Early contacts and the road to negotiations
The Joint Comprehensive Plan of Action (JCPOA), signed in 2015, was the culmination of years of back-channel diplomacy, regional maneuvering, and a sustained international campaign to constrain Iran’s nuclear program.
Its origins lie not in the formal rounds of talks in Geneva or Vienna but in a quiet meeting in Baghdad in 2012.
By that point, Iran’s nuclear program had become one of the central security concerns of the Middle East. Western intelligence services assessed that Tehran had accumulated significant enrichment capability, edging closer to the technical threshold of building a nuclear weapon. The United States and its allies had already tightened economic sanctions, choking Iran’s oil exports and cutting it off from much of the global banking system. Yet military action, often floated in Washington and Tel Aviv, was fraught with risk, threatening to ignite a regional war.
In this tense atmosphere, U.S. and Iranian officials began cautiously probing each other’s positions. The Baghdad channel, arranged with the assistance of Iraqi intermediaries, marked the first substantive face-to-face contact between the two governments in decades. While the discussions were exploratory and yielded no immediate breakthrough, they helped establish the principle that direct dialogue was possible, however limited.
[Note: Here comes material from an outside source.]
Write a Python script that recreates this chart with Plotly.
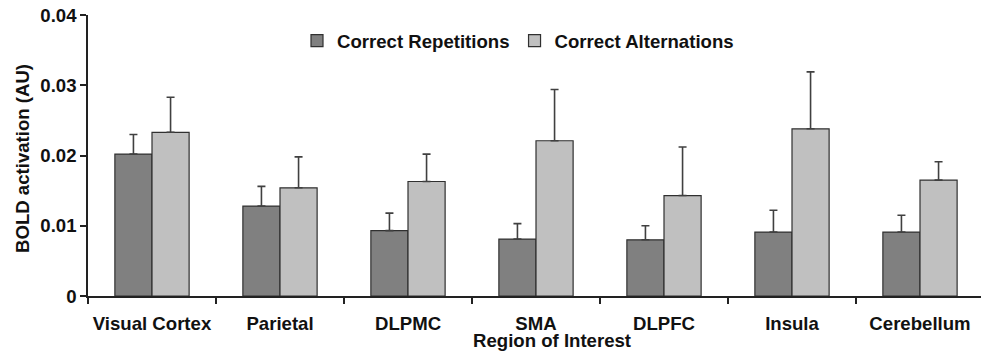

The Baghdad contacts soon dovetailed with a broader diplomatic framework involving the so-called P5+1—the five permanent members of the UN Security Council plus Germany.
By 2013, with Hassan Rouhani elected as Iran’s president and U.S. President Barack Obama seeking a foreign-policy legacy beyond Iraq and Afghanistan, momentum built for a comprehensive agreement.
Secret talks in Oman laid the groundwork for formal negotiations, which accelerated through 2014 and 2015.
The deal itself
On 14 July 2015, after nearly two years of bargaining, the JCPOA was announced in Vienna. Iran agreed to curb its enrichment activities, reduce its stockpile of fissile material, and submit to an intrusive inspection regime by the International Atomic Energy Agency (IAEA). In return, the United States, the European Union, and the United Nations pledged to suspend nuclear-related sanctions, allowing Iran to re-enter global energy and financial markets.
The deal was embedded in international law through UN Security Council Resolution 2231, adopted on 20 July 2015.
Resolution 2231 not only endorsed the JCPOA but also codified a crucial enforcement innovation: the “snapback” mechanism.
This was designed to reassure skeptics, especially in Washington and Jerusalem, that if Iran reneged on its commitments, sanctions would not only be reinstated but would return automatically.